The problem is that DX11 and GL are both very old APIs with lots of legacy functionality. Their very design in some places is at odds with modern GPU hardware, especially in the area of bundling individual commands together before actually sending them to be executed. This is why all modern APIs like Metal, Vulkan and DX12 have the concept of a command buffer or batch. So that the developer can actually be involved in the process of bundling lots of small bind and draw commands together in a logical way. Older API's like OpenGL have to guess at where the command buffer boundaries should be and (one assumes) drivers tend to have a variety of strategies for doing this depending on how the client application is calling functions.
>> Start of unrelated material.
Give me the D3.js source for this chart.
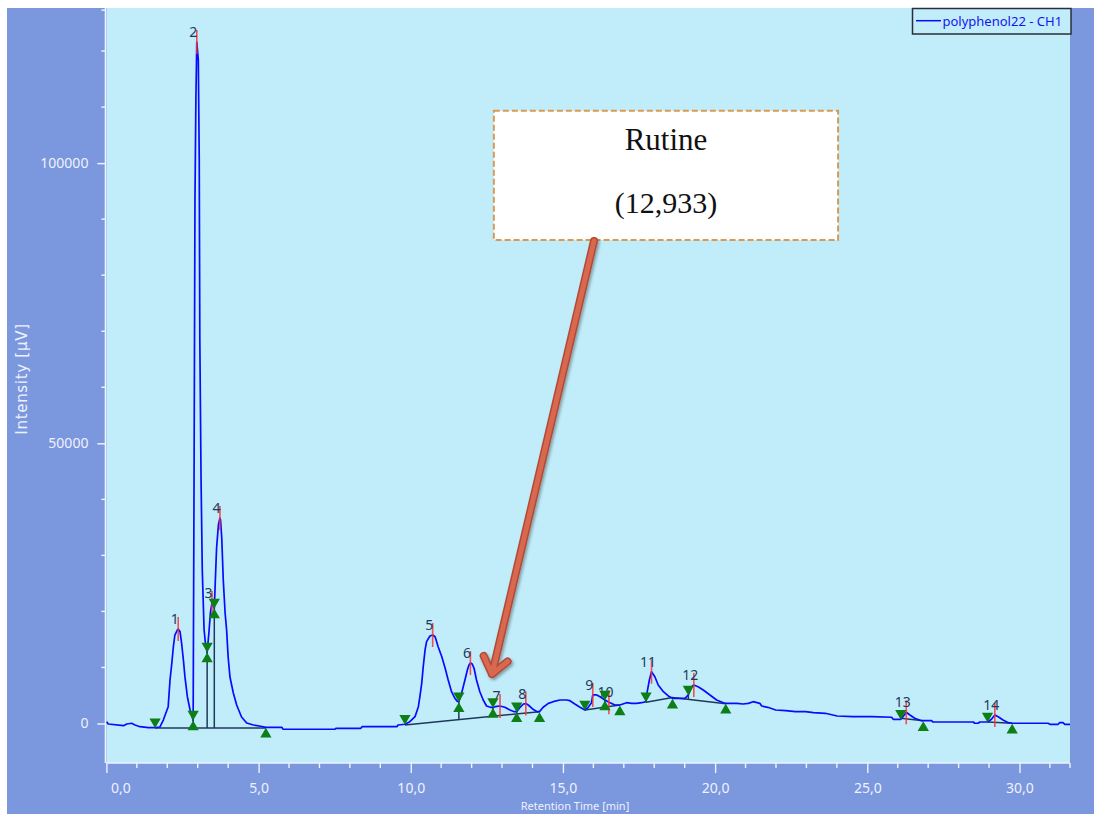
<!DOCTYPE html>
<html>
<head>
<meta charset="utf-8">
<script src="https://cdn.jsdelivr.net/npm/d3@7"></script>
<style>
  html, body { margin: 0; padding: 0; background: #ffffff; }
  svg { display: block; }
</style>
</head>
<body>
<svg id="chart" width="1094" height="814"></svg>
<script>
// ---- Chromatogram signal: [retention time (min), intensity (µV)] ----
const chromatogram = [
  [0.01,320],[0.06,-90],[0.56,-390],[0.67,-90],[0.83,40],[0.94,-270],[1.10,-570],[1.38,-750],[1.60,-750],[1.76,-620],
  [1.87,620],[2.03,3000],[2.09,7760],[2.15,10800],[2.20,13700],[2.25,15790],[2.33,16680],[2.36,16860],[2.42,16380],
  [2.47,14360],[2.53,11330],[2.58,8350],[2.66,4780],[2.75,2410],[2.85,620],
  [2.88,43450],[2.91,93410],[2.94,111260],[2.97,121610],[3.02,118390],[3.05,100910],[3.07,68250],[3.11,43630],
  [3.15,27390],[3.21,16680],[3.26,14010],[3.31,12760],
  [3.37,16330],[3.42,19900],[3.47,21500],[3.50,21150],[3.545,20610],
  [3.59,27030],[3.62,31320],[3.68,35420],[3.73,36670],[3.75,36310],[3.79,33100],[3.84,25610],[3.90,19720],
  [3.95,16680],[4.00,11870],[4.06,8300],[4.17,5440],[4.28,3300],[4.44,1160],[4.61,90],[4.83,-270],[5.11,-540],
  [5.24,-680],[5.77,-680],[5.80,-1030],[7.51,-1030],[7.54,-860],[8.36,-860],[8.40,-570],[9.55,-570],[9.58,-270],
  [9.81,-140],[9.97,320],[10.14,1210],[10.25,3000],[10.30,4780],[10.36,7170],[10.41,10140],[10.47,13120],
  [10.52,14600],[10.63,15610],[10.72,15790],[10.80,15490],[10.90,13700],[11.02,11920],[11.13,9850],[11.23,7760],
  [11.34,5670],[11.45,4500],[11.53,3950],[11.58,3890],[11.67,5390],[11.78,7760],[11.86,9550],[11.91,10400],
  [11.96,10800],[12.02,10620],[12.08,9850],[12.16,7760],[12.27,5670],[12.38,4190],[12.49,3120],[12.62,2890],
  [12.70,2860],[12.77,3000],[12.93,3120],[13.09,2890],[13.26,2410],[13.40,2110],[13.48,2110],[13.59,2890],
  [13.70,3480],[13.78,3560],[13.86,3300],[14.02,2530],[14.15,2110],[14.23,2110],[14.35,2890],[14.52,3600],
  [14.68,3890],[14.90,4190],[15.12,4190],[15.23,4070],[15.39,3480],[15.56,2890],[15.72,2410],[15.83,2890],
  [15.94,3710],[15.98,5090],[16.11,5090],[16.22,4780],[16.38,4190],[16.51,3800],[16.71,3300],[16.87,3300],
  [17.09,3710],[17.26,3600],[17.42,3600],[17.59,3710],[17.73,3890],[17.77,5670],[17.84,7760],[17.91,9240],
  [18.02,8350],[18.13,6870],[18.30,5670],[18.46,4910],[18.60,4500],[18.84,4500],[19.01,4500],[19.12,5090],
  [19.23,6570],[19.30,6870],[19.44,6570],[19.61,5980],[19.83,5090],[20.05,4190],[20.27,3710],[20.35,3600],
  [20.49,3600],[20.71,3600],[20.92,3480],[21.09,3600],[21.25,3890],[21.47,3600],[21.53,3120],[21.73,2890],
  [21.99,2410],[22.32,2280],[22.64,2110],[22.97,2110],[23.23,1930],[23.62,1820],[24.01,1340],[24.53,1210],
  [25.15,1210],[25.80,1110],[25.85,750],[26.10,750],[26.19,1340],[26.28,2000],[26.40,1520],[26.56,930],
  [26.78,500],[26.84,500],[27.11,500],[27.16,270],[28.48,270],[28.53,40],[28.64,40],[28.70,270],[28.95,270],
  [29.08,750],[29.19,1520],[29.30,1210],[29.46,620],[29.63,140],[29.76,40],[30.94,40],[31.00,-140],[31.27,-140],
  [31.32,140],[31.43,140],[31.49,-140],[31.66,-140]
];

// ---- Integrated peaks ----
const peakNumbers = [1, 2, 3, 4, 5, 6, 7, 8, 9, 10, 11, 12, 13, 14];
const peakRT      = [2.36, 2.97, 3.47, 3.73, 10.72, 11.96, 12.933, 13.78, 15.98, 16.51, 17.91, 19.30, 26.28, 29.19];
const peakHeight  = [16860, 121610, 21500, 36670, 15790, 10800, 3120, 3560, 5090, 3800, 9240, 6870, 2000, 1520];
const peakStart   = [1.60, 2.85, 3.31, 3.545, 9.81, 11.58, 12.70, 13.48, 15.72, 16.38, 17.73, 19.12, 26.10, 28.95];
const peakEnd     = [2.85, 3.31, 3.545, 5.24, 11.58, 12.70, 13.48, 14.23, 16.38, 16.87, 18.60, 20.35, 26.84, 29.76];

// Integration baselines, one polyline per group of peaks
const baselineGroups = [
  [[1.60, -800], [5.24, -800]],
  [[9.81, -270], [14.23, 2110]],
  [[15.72, 2410], [16.87, 3300]],
  [[17.73, 3800], [18.60, 4640], [20.35, 3530]],
  [[26.10, 930], [26.84, 500]],
  [[28.95, 270], [29.76, 40]]
];

// ---- Axis ticks ----
const xMajorTicks = [0, 5, 10, 15, 20, 25, 30];
const yMajorTicks = [0, 50000, 100000];

// Highlighted compound
const calloutName = "Rutine";
const calloutPeak = 7;

// ---------------------------------------------------------------------
const svg = d3.select("#chart");
const plotLeft = 106.4, plotRight = 1070, plotTop = 8, plotBottom = 763;

const x = d3.scaleLinear().domain([0, 31.66]).range([plotLeft, plotRight]);
const y = d3.scaleLinear().domain([-7050, 127680]).range([plotBottom, plotTop]);

const axisText = "#eef2ff";
const uiFont = "'Noto Sans', 'DejaVu Sans', sans-serif";

// frame and plotting area
svg.append("rect").attr("x", 7).attr("y", 8).attr("width", 1087).attr("height", 806).attr("fill", "#7b97dd");
svg.append("rect").attr("x", plotLeft).attr("y", plotTop)
  .attr("width", plotRight - plotLeft).attr("height", plotBottom - plotTop).attr("fill", "#c1edfb");

// ---- Y axis ----
const yAxisG = svg.append("g").attr("transform", `translate(${plotLeft - 1},0)`);
yAxisG.call(d3.axisLeft(y).tickValues(yMajorTicks).tickSize(8).tickPadding(9).tickFormat(d3.format("d")));
const yMinor = d3.range(10000, 127680, 10000).filter(v => !yMajorTicks.includes(v)).concat([127300]);
yAxisG.selectAll(".minor").data(yMinor).join("line").attr("class", "minor")
  .attr("x1", -4).attr("x2", 0).attr("y1", d => y(d)).attr("y2", d => y(d));
yAxisG.select(".domain").remove();
yAxisG.append("line").attr("x1", 0).attr("x2", 0).attr("y1", plotTop).attr("y2", plotBottom);
yAxisG.selectAll("line").attr("stroke", "#f2f5ff").attr("stroke-width", 1.4);
yAxisG.selectAll("text").attr("fill", axisText).style("font-family", uiFont).style("font-size", "14px");

// ---- X axis ----
const xAxisG = svg.append("g").attr("transform", `translate(0,${plotBottom})`);
xAxisG.call(d3.axisBottom(x).tickValues(xMajorTicks).tickSize(10).tickPadding(10)
  .tickFormat(d => d3.format(".1f")(d).replace(".", ",")));
const xMinor = d3.range(1, 32, 1).filter(v => !xMajorTicks.includes(v)).concat([31.66]);
xAxisG.selectAll(".minor").data(xMinor).join("line").attr("class", "minor")
  .attr("x1", d => x(d)).attr("x2", d => x(d)).attr("y1", 0).attr("y2", 5);
xAxisG.select(".domain").remove();
xAxisG.append("line").attr("x1", plotLeft).attr("x2", plotRight).attr("y1", 0).attr("y2", 0);
xAxisG.selectAll("line").attr("stroke", "#eef2ff").attr("stroke-width", 1.4);
xAxisG.selectAll("text").attr("fill", axisText).style("font-family", uiFont).style("font-size", "14px");
xAxisG.selectAll(".tick").filter(d => d === 0).select("text").attr("text-anchor", "start").attr("dx", 4);

// axis titles
svg.append("text").attr("x", 575).attr("y", 810).attr("text-anchor", "middle")
  .attr("fill", axisText).style("font-family", uiFont).style("font-size", "11px").text("Retention Time [min]");
svg.append("text").attr("transform", "translate(27,379) rotate(-90)").attr("text-anchor", "middle")
  .attr("fill", axisText).style("font-family", "'DejaVu Sans', sans-serif").style("font-size", "15px")
  .style("letter-spacing", "0.7px").text("Intensity [µV]");

// ---- helpers ----
function interp(points, t) {
  for (let i = 1; i < points.length; i++) {
    if (t <= points[i][0]) {
      const [t0, v0] = points[i - 1], [t1, v1] = points[i];
      return v0 + (v1 - v0) * (t - t0) / (t1 - t0);
    }
  }
  return points[points.length - 1][1];
}

const plotG = svg.append("g");
const darkLine = "#1c3a58";

// ---- Integration baselines and drop lines ----
const line = d3.line().x(d => x(d[0])).y(d => y(d[1]));
plotG.selectAll(".baseline").data(baselineGroups).join("path").attr("class", "baseline")
  .attr("d", line).attr("fill", "none").attr("stroke", darkLine).attr("stroke-width", 1.5);

const dropTimes = peakStart.filter(t => peakEnd.includes(t)).concat(
  peakStart.filter(t => !peakEnd.includes(t) && baselineGroups.some(g => t > g[0][0] && t < g[g.length - 1][0])));
const groupFor = t => baselineGroups.find(g => t >= g[0][0] && t <= g[g.length - 1][0]);
plotG.selectAll(".drop").data(dropTimes).join("line").attr("class", "drop")
  .attr("x1", d => x(d)).attr("x2", d => x(d))
  .attr("y1", d => y(interp(groupFor(d), d))).attr("y2", d => y(interp(chromatogram, d)))
  .attr("stroke", darkLine).attr("stroke-width", 1.5);

// ---- Signal trace ----
plotG.append("path").datum(chromatogram).attr("d", line)
  .attr("fill", "none").attr("stroke", "#0a0aff").attr("stroke-width", 1.7).attr("stroke-linejoin", "round");

// ---- Peak apex markers and numbers ----
const peaks = peakNumbers.map((n, i) => ({ n, rt: peakRT[i], h: peakHeight[i] }));
plotG.selectAll(".apex").data(peaks).join("line").attr("class", "apex")
  .attr("x1", d => x(d.rt)).attr("x2", d => x(d.rt))
  .attr("y1", d => y(d.h) - 12).attr("y2", d => y(d.h) + 12)
  .attr("stroke", "#ff3030").attr("stroke-width", 1.6).attr("opacity", 0.85);
plotG.selectAll(".plabel").data(peaks).join("text").attr("class", "plabel")
  .attr("x", d => x(d.rt) - 3.5).attr("y", d => y(d.h) - 5).attr("text-anchor", "middle")
  .attr("fill", "#1f3b5b").style("font-family", uiFont).style("font-size", "14px").text(d => d.n);

// ---- Peak start / end markers ----
const tri = d3.symbol().type(d3.symbolTriangle).size(55);
const green = "#0d7f17";
plotG.selectAll(".pstart").data(peakStart).join("path").attr("class", "pstart")
  .attr("d", tri).attr("fill", green)
  .attr("transform", d => `translate(${x(d)},${y(interp(chromatogram, d)) - 6}) rotate(180)`);
plotG.selectAll(".pend").data(peakEnd).join("path").attr("class", "pend")
  .attr("d", tri).attr("fill", green)
  .attr("transform", d => `translate(${x(d)},${y(interp(chromatogram, d)) + 7})`);

// ---- Callout for the highlighted compound ----
const target = peaks.find(p => p.n === calloutPeak);
const boxX0 = x(12.73), boxX1 = x(24.04), boxY0 = y(109350), boxY1 = y(86280);
const defs = svg.append("defs");
const shadow = defs.append("filter").attr("id", "shade").attr("x", "-20%").attr("y", "-20%").attr("width", "140%").attr("height", "140%");
shadow.append("feDropShadow").attr("dx", 1.5).attr("dy", 2).attr("stdDeviation", 1.5)
  .attr("flood-color", "#000").attr("flood-opacity", 0.35);

const callG = svg.append("g");
callG.append("rect").attr("x", boxX0).attr("y", boxY0).attr("width", boxX1 - boxX0).attr("height", boxY1 - boxY0)
  .attr("fill", "#ffffff").attr("stroke", "#dc9a4e").attr("stroke-width", 2).attr("stroke-dasharray", "6,3");
const cx = (boxX0 + boxX1) / 2;
callG.append("text").attr("x", cx).attr("y", boxY0 + 39).attr("text-anchor", "middle")
  .style("font-family", "'Liberation Serif', 'DejaVu Serif', serif").style("font-size", "31px").attr("fill", "#111")
  .text(calloutName);
callG.append("text").attr("x", cx).attr("y", boxY0 + 102).attr("text-anchor", "middle")
  .style("font-family", "'Liberation Serif', 'DejaVu Serif', serif").style("font-size", "30px").attr("fill", "#111")
  .text("(" + d3.format(".3f")(target.rt).replace(".", ",") + ")");

// arrow from the box to the peak
const start = [x(16.02), boxY1 + 1];
const tip = [x(target.rt) - 8, y(target.h) - 32];
const dx = start[0] - tip[0], dy = start[1] - tip[1], len = Math.hypot(dx, dy);
const ux = dx / len, uy = dy / len;
const armLen = 20, ang = 38 * Math.PI / 180;
const rot = (a) => [tip[0] + armLen * (ux * Math.cos(a) - uy * Math.sin(a)), tip[1] + armLen * (ux * Math.sin(a) + uy * Math.cos(a))];
const armA = rot(ang), armB = rot(-ang);
const arrowPath = `M${start[0]},${start[1]}L${tip[0]},${tip[1]}M${armA[0]},${armA[1]}L${tip[0]},${tip[1]}L${armB[0]},${armB[1]}`;
const arrowG = callG.append("g").attr("filter", "url(#shade)");
arrowG.append("path").attr("d", arrowPath)
  .attr("fill", "none").attr("stroke", "#b24a34").attr("stroke-width", 8)
  .attr("stroke-linecap", "round").attr("stroke-linejoin", "round");
arrowG.append("path").attr("d", arrowPath)
  .attr("fill", "none").attr("stroke", "#d8684f").attr("stroke-width", 5)
  .attr("stroke-linecap", "round").attr("stroke-linejoin", "round");

// ---- Legend ----
const legG = svg.append("g");
legG.append("rect").attr("x", 912.5).attr("y", 8.5).attr("width", 158.5).attr("height", 25.5)
  .attr("fill", "#c1edfb").attr("stroke", "#2a2d3a").attr("stroke-width", 1.5);
legG.append("line").attr("x1", 916).attr("x2", 941).attr("y1", 20.7).attr("y2", 20.7)
  .attr("stroke", "#0a0aff").attr("stroke-width", 1.5);
legG.append("text").attr("x", 942.5).attr("y", 25.5).attr("fill", "#1414ee")
  .style("font-family", uiFont).style("font-size", "13px").text("polyphenol22 - CH1");
</script>
</body>
</html>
This is where the driver level optimizations come in, where nVidia or AMD can look at how a given game is calling functions and decide that strategy A is better than the strategy B (the one that driver version X is using), and so they release driver X + 1, and it forces the use of strategy A, or even a new strategy C that they came up with for this specific game.
The end result is that OpenGL (and I assume DX < 12) drivers end up being monstrously complex, not just because of the enormous amount of legacy functionality they have to support, but also because of this per-game baggage that they accumulate (although I suspect that such per-game baggage has some kind of finite lifetime.... no one is going to be benchmarking a RTX 2080 with Battlefield 1942).